• _SUPPLIED DATA_
□ □ □ □ □

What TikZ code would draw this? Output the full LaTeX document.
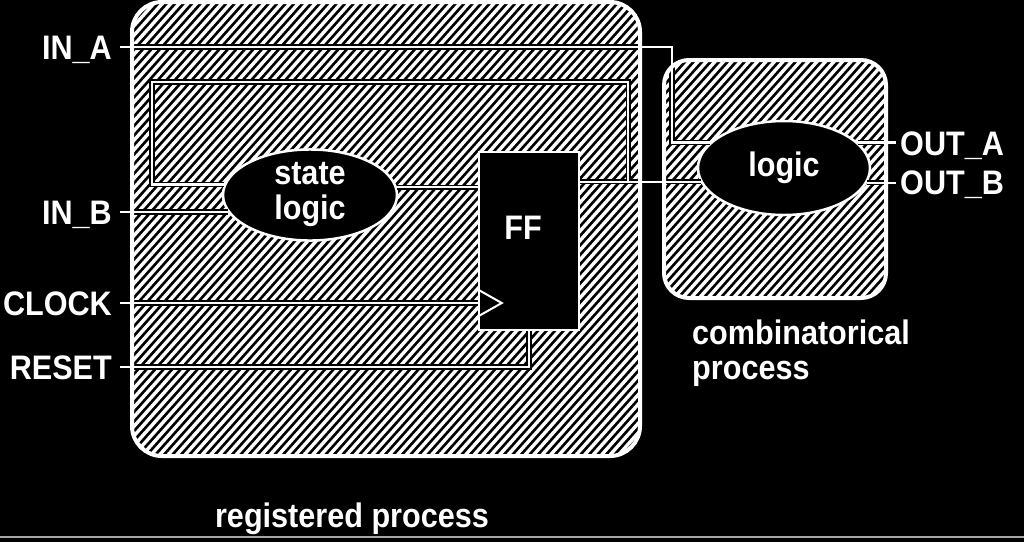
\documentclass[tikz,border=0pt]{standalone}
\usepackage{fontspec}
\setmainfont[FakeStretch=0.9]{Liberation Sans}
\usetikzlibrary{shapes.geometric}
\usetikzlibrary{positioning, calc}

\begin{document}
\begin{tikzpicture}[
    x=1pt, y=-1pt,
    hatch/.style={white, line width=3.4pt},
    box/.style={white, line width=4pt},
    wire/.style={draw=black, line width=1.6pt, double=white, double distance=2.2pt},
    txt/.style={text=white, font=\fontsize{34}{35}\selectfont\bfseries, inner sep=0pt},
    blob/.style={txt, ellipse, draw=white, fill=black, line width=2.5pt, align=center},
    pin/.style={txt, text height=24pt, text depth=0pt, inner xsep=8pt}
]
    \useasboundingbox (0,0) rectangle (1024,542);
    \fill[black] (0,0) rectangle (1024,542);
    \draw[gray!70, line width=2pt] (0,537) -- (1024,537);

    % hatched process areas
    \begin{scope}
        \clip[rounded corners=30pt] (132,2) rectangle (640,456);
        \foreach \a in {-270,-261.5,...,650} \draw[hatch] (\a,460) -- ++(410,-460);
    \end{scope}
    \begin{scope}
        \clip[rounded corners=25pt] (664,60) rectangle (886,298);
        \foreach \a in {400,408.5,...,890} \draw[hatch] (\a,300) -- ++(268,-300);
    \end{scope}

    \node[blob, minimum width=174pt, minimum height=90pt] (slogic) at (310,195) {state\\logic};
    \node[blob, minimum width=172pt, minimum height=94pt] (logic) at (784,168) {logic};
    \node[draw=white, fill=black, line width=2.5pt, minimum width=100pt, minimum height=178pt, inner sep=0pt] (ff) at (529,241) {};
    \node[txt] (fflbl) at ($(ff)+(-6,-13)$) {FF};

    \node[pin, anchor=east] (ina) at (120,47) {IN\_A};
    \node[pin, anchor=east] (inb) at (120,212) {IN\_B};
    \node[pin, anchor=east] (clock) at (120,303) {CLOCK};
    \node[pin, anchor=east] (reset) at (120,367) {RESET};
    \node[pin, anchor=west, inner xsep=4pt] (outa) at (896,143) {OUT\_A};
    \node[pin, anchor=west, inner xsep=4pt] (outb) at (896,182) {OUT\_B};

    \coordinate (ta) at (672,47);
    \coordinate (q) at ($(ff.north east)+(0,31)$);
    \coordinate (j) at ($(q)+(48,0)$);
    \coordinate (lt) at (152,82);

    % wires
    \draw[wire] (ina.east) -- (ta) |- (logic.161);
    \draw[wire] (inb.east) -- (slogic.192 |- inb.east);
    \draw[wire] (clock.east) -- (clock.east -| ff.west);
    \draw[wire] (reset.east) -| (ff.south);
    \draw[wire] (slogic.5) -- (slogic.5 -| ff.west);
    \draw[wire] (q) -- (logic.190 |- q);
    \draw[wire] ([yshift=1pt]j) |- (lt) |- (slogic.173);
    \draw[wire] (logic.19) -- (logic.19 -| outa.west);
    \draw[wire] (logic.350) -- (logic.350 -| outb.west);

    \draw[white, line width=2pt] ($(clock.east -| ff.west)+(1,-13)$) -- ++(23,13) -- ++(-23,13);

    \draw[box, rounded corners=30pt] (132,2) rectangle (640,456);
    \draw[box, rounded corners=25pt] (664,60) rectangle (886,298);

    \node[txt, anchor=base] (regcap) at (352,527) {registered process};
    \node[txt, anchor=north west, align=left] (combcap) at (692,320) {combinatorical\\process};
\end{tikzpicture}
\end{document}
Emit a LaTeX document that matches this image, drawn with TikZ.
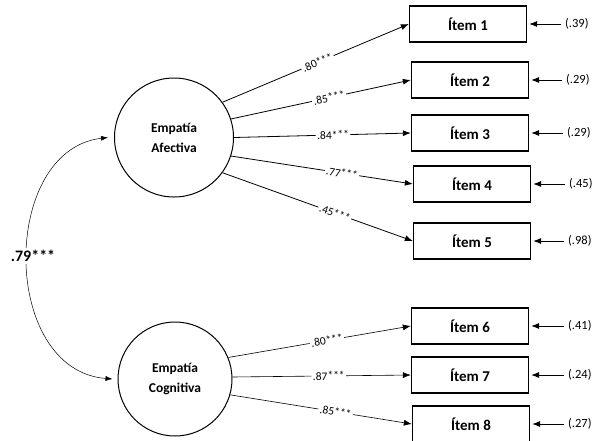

□ □ □ □ □

Write out again, exactly, the lines from the start of the listing up to the line containing "(0,537) -- (1024,537);", with both ends and without pictures.

• _RESPONSE BELOW_
What TikZ code would draw this? Output the full LaTeX document.
\documentclass[tikz,border=0pt]{standalone}
\usepackage{fontspec}
\setmainfont[FakeStretch=0.9]{Liberation Sans}
\usetikzlibrary{shapes.geometric}
\usetikzlibrary{positioning, calc}

\begin{document}
\begin{tikzpicture}[
    x=1pt, y=-1pt,
    hatch/.style={white, line width=3.4pt},
    box/.style={white, line width=4pt},
    wire/.style={draw=black, line width=1.6pt, double=white, double distance=2.2pt},
    txt/.style={text=white, font=\fontsize{34}{35}\selectfont\bfseries, inner sep=0pt},
    blob/.style={txt, ellipse, draw=white, fill=black, line width=2.5pt, align=center},
    pin/.style={txt, text height=24pt, text depth=0pt, inner xsep=8pt}
]
    \useasboundingbox (0,0) rectangle (1024,542);
    \fill[black] (0,0) rectangle (1024,542);
    \draw[gray!70, line width=2pt] (0,537) -- (1024,537);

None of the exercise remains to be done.